# Requirement
Find each line with "would" and copy it.

# Source material
______________________________

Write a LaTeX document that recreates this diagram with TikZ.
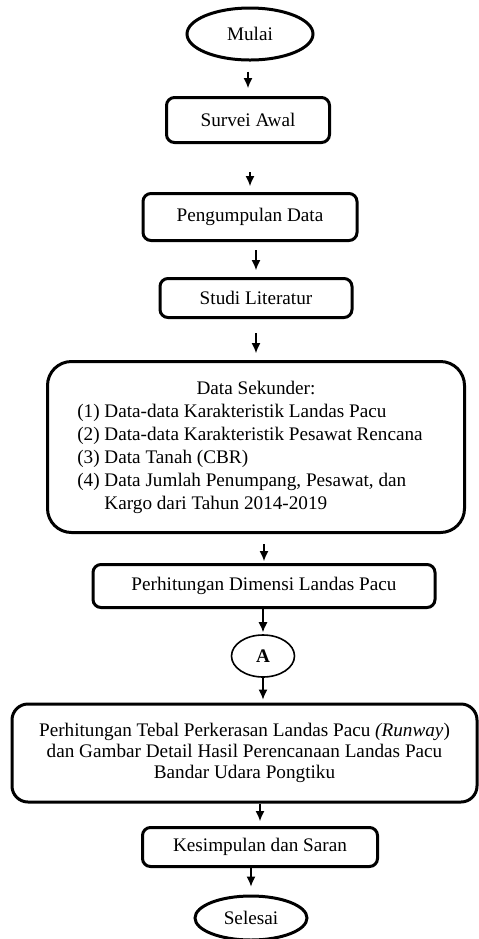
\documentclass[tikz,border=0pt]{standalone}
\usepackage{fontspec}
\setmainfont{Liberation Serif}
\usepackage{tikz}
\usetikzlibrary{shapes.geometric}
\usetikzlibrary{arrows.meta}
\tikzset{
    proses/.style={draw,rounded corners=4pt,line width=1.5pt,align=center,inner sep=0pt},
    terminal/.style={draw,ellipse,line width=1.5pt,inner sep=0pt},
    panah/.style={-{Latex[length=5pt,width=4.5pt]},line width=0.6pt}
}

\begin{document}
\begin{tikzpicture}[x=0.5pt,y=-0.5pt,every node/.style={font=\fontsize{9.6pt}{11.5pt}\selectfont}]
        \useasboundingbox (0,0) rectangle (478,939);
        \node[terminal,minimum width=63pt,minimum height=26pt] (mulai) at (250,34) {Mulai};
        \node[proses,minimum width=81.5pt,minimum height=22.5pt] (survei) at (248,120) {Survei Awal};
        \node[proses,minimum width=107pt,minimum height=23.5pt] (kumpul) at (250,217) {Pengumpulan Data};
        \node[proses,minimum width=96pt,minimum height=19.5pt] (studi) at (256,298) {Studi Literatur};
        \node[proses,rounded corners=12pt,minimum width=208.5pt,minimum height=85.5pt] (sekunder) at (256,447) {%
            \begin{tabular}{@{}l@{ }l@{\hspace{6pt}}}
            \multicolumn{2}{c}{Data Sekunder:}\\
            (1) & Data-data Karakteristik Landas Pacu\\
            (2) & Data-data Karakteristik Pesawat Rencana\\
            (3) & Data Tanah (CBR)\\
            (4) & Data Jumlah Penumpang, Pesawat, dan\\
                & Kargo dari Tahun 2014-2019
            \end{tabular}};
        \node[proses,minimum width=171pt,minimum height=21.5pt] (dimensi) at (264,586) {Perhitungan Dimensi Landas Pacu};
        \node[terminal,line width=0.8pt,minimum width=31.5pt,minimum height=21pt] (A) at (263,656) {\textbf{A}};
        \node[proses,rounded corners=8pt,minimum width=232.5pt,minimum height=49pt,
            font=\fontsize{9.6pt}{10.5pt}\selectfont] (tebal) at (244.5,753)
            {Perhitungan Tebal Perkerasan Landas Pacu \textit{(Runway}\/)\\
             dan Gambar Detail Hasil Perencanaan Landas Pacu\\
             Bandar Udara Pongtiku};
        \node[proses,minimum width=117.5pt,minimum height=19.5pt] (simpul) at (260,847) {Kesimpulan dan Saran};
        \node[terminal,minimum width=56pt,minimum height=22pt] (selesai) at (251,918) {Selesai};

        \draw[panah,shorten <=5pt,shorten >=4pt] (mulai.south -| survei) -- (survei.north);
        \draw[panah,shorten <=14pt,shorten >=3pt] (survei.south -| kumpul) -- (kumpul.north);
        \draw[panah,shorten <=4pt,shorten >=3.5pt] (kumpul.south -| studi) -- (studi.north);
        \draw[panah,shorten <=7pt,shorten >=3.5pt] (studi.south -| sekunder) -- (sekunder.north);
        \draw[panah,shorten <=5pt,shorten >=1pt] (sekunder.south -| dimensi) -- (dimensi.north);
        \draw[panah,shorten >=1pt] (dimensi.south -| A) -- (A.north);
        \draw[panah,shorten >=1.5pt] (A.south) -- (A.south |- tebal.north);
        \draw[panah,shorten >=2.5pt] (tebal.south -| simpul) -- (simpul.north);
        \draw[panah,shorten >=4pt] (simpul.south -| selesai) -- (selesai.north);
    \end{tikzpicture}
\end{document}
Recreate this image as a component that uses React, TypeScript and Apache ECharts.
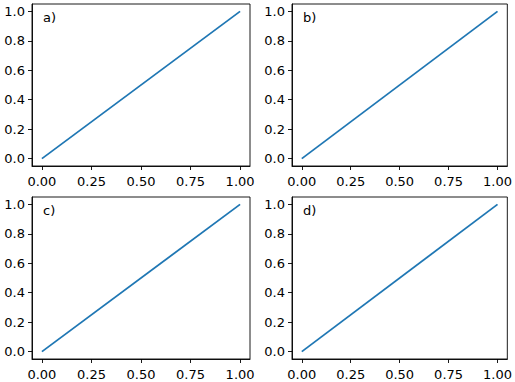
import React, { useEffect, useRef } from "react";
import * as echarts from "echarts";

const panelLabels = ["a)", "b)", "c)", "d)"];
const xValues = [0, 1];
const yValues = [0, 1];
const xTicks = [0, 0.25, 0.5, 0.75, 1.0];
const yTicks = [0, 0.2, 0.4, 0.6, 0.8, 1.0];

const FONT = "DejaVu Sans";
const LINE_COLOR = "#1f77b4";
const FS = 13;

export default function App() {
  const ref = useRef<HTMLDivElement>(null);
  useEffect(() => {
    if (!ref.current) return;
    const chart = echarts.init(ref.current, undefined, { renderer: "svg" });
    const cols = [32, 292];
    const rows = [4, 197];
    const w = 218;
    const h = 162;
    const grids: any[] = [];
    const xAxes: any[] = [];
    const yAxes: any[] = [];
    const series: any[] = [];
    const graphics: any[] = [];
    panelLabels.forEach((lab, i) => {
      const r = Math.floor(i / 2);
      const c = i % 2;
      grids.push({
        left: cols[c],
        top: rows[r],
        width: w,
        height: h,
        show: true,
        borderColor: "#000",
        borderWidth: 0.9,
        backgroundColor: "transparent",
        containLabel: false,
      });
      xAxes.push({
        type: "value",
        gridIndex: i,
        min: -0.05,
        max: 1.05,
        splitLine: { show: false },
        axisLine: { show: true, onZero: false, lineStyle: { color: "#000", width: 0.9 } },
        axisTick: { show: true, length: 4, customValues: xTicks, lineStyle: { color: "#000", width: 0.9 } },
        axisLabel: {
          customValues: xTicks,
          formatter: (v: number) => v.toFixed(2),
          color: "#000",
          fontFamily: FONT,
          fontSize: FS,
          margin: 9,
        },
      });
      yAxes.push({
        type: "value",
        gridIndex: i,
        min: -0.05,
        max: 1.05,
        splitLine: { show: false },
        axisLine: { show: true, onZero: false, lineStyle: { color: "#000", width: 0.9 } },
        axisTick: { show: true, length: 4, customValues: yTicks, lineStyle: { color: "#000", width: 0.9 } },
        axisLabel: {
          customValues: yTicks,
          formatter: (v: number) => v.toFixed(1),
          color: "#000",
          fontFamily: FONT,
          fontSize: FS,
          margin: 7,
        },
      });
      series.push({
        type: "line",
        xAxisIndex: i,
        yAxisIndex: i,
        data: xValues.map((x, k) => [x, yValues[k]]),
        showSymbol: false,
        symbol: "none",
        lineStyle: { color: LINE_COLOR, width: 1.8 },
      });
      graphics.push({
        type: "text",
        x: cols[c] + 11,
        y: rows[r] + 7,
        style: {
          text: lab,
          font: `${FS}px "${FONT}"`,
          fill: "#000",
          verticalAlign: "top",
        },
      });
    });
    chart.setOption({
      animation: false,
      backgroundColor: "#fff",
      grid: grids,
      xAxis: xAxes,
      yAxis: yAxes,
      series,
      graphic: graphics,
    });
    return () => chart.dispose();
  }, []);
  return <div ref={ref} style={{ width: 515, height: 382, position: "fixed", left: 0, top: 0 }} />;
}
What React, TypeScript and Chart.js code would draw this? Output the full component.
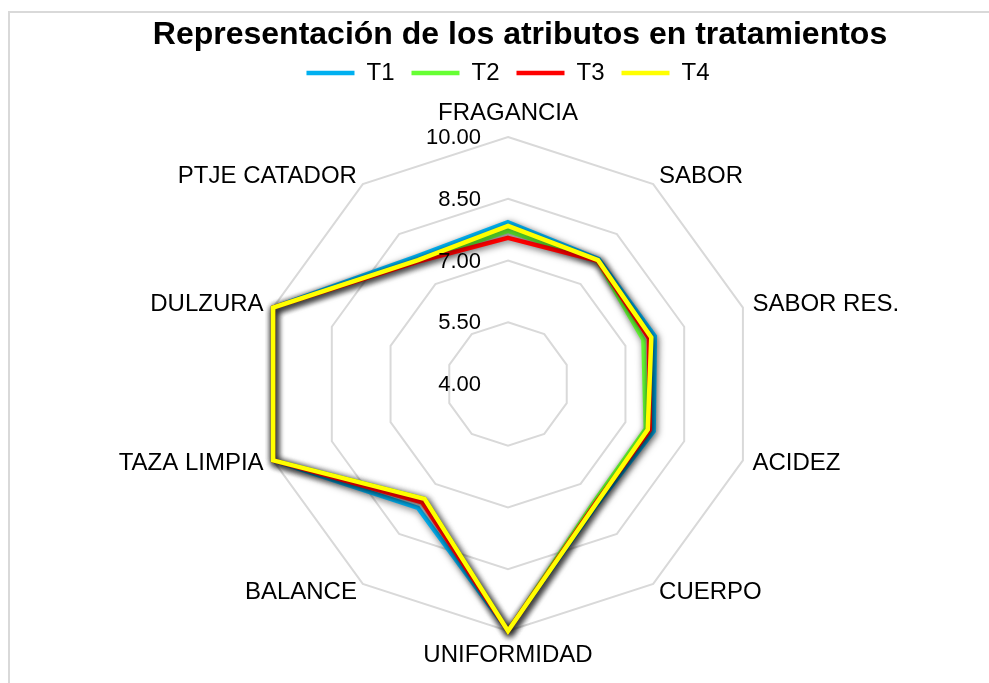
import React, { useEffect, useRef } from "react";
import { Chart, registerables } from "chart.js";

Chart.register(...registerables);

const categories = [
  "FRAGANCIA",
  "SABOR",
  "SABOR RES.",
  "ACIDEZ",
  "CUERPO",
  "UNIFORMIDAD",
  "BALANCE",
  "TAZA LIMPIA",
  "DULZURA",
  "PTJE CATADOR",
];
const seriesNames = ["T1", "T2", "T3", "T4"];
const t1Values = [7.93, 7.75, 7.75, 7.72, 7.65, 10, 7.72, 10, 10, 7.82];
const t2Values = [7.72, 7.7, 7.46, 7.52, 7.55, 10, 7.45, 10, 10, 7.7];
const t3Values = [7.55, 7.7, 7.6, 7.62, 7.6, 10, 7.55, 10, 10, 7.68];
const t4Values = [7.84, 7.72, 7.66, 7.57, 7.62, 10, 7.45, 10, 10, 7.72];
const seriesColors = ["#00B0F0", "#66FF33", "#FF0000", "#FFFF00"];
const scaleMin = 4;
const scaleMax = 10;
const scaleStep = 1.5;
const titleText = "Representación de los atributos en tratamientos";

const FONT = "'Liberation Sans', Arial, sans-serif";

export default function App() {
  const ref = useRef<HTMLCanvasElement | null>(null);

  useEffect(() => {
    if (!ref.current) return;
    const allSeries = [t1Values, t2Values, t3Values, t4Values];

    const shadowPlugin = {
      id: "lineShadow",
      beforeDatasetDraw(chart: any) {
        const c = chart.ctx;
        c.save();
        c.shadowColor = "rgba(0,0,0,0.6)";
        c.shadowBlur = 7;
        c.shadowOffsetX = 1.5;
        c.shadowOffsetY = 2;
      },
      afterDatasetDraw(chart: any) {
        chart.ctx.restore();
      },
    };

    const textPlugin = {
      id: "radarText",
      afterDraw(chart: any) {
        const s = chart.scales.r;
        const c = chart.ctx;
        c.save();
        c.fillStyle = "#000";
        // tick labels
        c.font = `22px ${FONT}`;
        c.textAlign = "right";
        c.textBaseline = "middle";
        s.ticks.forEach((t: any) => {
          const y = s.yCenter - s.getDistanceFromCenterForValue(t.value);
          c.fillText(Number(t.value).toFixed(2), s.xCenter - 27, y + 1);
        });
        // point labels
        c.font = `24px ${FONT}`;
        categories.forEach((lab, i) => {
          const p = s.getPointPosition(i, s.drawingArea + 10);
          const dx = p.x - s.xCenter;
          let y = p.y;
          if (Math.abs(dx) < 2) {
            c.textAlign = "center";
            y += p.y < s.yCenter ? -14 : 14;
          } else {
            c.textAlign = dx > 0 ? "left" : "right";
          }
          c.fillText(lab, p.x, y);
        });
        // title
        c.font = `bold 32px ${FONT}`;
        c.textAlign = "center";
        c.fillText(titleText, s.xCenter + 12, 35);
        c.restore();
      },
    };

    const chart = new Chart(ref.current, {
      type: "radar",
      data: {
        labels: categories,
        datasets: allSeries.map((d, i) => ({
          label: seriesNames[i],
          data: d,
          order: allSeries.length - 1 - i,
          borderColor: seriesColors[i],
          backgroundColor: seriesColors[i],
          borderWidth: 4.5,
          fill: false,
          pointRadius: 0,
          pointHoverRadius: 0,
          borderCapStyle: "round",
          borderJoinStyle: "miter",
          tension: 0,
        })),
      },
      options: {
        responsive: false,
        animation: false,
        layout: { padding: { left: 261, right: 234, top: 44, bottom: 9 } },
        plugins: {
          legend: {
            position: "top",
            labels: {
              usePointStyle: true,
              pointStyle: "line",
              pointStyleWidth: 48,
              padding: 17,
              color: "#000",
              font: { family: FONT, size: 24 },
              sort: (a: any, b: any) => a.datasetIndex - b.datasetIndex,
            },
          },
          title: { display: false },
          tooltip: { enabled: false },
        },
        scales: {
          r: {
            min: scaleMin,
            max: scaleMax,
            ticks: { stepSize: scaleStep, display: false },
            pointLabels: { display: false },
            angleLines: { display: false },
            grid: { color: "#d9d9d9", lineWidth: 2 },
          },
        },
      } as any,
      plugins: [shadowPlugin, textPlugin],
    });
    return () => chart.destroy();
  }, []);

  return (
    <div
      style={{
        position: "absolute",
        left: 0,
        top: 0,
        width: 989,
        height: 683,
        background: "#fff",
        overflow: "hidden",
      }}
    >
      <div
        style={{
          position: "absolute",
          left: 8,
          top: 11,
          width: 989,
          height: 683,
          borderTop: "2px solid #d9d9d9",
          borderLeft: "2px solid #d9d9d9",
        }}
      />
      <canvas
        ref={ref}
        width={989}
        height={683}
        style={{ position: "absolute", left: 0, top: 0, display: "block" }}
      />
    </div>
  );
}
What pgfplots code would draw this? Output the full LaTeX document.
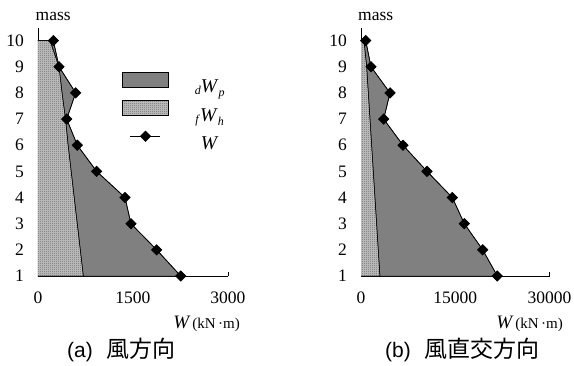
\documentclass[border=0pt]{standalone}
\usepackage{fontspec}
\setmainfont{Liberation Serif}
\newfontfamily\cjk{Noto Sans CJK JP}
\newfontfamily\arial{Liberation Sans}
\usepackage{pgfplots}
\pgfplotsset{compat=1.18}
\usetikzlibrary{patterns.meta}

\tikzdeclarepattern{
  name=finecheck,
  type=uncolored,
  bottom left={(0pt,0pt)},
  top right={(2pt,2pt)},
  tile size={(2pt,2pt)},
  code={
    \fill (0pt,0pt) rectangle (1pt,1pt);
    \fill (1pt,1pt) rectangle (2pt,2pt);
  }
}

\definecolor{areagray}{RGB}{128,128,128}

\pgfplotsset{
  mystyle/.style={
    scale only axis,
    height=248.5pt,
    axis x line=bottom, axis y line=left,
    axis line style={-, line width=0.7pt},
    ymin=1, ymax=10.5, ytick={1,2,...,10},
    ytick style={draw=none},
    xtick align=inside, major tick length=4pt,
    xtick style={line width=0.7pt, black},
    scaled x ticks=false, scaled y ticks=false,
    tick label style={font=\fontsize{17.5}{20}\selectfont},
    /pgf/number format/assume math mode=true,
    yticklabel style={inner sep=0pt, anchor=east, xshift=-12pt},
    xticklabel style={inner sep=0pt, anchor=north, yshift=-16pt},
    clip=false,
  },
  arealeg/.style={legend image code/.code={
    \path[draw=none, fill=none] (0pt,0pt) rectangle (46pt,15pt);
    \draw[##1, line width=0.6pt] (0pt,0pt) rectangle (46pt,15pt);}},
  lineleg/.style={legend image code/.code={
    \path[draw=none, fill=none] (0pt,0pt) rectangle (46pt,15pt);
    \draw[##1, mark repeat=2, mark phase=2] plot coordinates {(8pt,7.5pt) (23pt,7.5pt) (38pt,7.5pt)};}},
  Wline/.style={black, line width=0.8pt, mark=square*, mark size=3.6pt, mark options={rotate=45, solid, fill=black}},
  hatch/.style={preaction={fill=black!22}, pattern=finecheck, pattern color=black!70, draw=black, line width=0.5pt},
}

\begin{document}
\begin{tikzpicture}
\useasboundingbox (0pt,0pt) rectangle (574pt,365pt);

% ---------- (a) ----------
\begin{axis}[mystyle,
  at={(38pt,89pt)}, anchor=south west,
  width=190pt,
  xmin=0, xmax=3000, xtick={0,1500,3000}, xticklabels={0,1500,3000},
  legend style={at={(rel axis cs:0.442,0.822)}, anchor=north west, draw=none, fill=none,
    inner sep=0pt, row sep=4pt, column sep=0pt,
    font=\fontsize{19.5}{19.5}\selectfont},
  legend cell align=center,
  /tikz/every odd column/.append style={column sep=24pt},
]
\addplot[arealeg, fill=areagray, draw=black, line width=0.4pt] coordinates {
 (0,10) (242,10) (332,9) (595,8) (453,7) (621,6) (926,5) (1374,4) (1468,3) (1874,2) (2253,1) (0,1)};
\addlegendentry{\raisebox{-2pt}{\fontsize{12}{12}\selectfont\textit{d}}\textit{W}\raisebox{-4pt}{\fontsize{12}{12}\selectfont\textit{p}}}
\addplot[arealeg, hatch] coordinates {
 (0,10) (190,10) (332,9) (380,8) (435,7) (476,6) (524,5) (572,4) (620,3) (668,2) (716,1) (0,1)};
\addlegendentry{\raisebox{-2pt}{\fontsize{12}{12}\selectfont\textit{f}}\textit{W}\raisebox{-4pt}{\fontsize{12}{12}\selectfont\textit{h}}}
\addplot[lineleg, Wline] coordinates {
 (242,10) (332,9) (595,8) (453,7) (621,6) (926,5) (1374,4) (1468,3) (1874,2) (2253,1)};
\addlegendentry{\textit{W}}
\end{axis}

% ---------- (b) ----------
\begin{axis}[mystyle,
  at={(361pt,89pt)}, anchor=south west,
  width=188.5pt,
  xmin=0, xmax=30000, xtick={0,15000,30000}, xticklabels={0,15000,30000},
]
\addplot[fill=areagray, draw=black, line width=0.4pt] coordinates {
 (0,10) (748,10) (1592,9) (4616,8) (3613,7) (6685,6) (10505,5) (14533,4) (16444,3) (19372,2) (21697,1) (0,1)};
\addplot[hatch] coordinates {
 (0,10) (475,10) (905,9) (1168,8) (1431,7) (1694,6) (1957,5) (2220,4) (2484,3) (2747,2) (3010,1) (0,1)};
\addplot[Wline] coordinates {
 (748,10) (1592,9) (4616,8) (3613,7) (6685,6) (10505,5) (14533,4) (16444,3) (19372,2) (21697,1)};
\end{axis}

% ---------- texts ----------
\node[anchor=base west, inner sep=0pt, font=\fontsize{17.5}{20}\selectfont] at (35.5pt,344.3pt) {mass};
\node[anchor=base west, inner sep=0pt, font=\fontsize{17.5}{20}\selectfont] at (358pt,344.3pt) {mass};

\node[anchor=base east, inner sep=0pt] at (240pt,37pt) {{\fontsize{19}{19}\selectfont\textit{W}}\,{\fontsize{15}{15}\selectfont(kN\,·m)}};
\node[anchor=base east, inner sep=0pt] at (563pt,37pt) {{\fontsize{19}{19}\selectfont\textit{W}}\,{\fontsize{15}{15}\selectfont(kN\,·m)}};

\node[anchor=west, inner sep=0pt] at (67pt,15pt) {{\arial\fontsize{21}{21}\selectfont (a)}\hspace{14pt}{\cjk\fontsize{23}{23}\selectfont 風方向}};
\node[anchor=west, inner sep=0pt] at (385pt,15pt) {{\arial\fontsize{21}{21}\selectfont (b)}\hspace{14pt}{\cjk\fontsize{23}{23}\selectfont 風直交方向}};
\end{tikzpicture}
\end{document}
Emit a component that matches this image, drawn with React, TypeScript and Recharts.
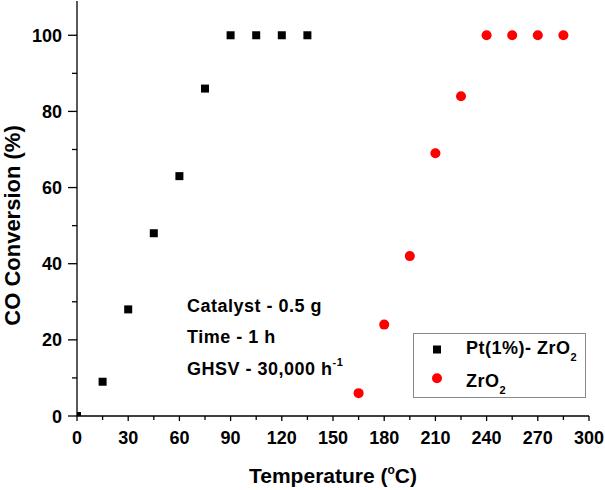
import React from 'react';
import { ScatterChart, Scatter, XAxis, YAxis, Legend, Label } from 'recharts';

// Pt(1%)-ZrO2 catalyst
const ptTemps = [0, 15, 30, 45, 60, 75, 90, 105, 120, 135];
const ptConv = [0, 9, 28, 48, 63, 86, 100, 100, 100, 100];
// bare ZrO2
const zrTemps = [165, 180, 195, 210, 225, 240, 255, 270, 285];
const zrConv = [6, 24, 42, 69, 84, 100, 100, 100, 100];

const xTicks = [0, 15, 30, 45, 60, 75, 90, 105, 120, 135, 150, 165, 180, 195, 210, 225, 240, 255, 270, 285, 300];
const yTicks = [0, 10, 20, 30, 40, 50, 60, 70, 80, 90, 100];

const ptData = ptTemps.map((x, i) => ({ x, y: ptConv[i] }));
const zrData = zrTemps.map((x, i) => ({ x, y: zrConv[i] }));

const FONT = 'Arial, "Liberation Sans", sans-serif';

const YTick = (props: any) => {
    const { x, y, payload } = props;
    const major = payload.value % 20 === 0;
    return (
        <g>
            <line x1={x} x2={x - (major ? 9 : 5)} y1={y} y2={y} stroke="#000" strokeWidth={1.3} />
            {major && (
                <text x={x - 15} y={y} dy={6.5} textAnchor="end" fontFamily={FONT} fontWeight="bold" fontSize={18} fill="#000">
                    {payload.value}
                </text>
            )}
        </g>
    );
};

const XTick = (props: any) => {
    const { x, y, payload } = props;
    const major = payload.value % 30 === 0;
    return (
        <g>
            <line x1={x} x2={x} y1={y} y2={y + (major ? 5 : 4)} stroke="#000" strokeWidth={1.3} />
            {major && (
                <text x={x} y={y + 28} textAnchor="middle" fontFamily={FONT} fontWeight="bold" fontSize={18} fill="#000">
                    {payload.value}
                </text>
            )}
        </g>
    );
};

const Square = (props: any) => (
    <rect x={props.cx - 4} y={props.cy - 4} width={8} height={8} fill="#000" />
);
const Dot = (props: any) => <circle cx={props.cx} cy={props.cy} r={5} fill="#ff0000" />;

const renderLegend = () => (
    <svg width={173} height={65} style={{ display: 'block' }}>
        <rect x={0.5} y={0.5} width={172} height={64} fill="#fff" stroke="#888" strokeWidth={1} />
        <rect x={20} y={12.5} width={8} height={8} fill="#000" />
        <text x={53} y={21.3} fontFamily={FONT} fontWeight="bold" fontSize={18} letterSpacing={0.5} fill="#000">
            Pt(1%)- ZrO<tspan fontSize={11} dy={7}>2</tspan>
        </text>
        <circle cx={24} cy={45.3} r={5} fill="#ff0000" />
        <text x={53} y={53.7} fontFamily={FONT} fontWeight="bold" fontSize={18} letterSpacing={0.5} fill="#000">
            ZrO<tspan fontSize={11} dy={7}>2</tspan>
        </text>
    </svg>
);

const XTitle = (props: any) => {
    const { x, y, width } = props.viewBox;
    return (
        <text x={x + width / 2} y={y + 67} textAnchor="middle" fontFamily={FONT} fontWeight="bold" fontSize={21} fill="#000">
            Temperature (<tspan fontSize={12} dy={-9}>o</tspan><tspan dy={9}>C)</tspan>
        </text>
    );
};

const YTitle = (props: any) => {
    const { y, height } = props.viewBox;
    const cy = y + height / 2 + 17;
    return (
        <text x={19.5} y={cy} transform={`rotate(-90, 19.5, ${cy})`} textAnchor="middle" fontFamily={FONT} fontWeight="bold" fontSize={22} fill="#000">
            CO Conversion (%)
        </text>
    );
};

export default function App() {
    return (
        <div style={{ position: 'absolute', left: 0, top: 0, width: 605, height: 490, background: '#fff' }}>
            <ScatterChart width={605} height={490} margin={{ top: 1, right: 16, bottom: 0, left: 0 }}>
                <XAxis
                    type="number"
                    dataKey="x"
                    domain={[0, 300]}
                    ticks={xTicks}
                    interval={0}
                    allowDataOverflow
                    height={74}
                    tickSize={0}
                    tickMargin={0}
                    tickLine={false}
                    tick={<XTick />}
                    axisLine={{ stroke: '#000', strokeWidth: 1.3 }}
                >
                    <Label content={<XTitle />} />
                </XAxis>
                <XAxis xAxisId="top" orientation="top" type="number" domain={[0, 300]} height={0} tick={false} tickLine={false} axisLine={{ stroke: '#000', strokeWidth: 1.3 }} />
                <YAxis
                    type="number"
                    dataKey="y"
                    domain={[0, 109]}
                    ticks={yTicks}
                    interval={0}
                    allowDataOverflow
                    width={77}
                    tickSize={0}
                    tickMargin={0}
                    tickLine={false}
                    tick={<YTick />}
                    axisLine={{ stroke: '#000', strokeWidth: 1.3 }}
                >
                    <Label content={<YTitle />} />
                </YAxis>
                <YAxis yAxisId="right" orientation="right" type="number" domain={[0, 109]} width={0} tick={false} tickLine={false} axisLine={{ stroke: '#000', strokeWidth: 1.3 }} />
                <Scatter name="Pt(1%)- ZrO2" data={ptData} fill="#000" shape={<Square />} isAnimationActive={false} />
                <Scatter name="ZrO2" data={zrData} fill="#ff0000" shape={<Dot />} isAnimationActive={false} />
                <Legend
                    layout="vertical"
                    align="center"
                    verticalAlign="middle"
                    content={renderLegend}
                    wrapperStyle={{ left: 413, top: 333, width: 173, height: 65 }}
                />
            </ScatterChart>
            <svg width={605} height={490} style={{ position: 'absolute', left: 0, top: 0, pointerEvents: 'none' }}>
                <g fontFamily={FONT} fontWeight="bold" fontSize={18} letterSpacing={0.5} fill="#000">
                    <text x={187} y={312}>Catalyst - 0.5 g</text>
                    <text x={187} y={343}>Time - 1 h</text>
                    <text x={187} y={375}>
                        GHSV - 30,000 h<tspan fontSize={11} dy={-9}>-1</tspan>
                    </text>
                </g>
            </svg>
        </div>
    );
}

______________________________

# Completed task
What React, TypeScript and Chart.js code would draw this? Output the full component.
What pgfplots code would draw this? Output the full LaTeX document.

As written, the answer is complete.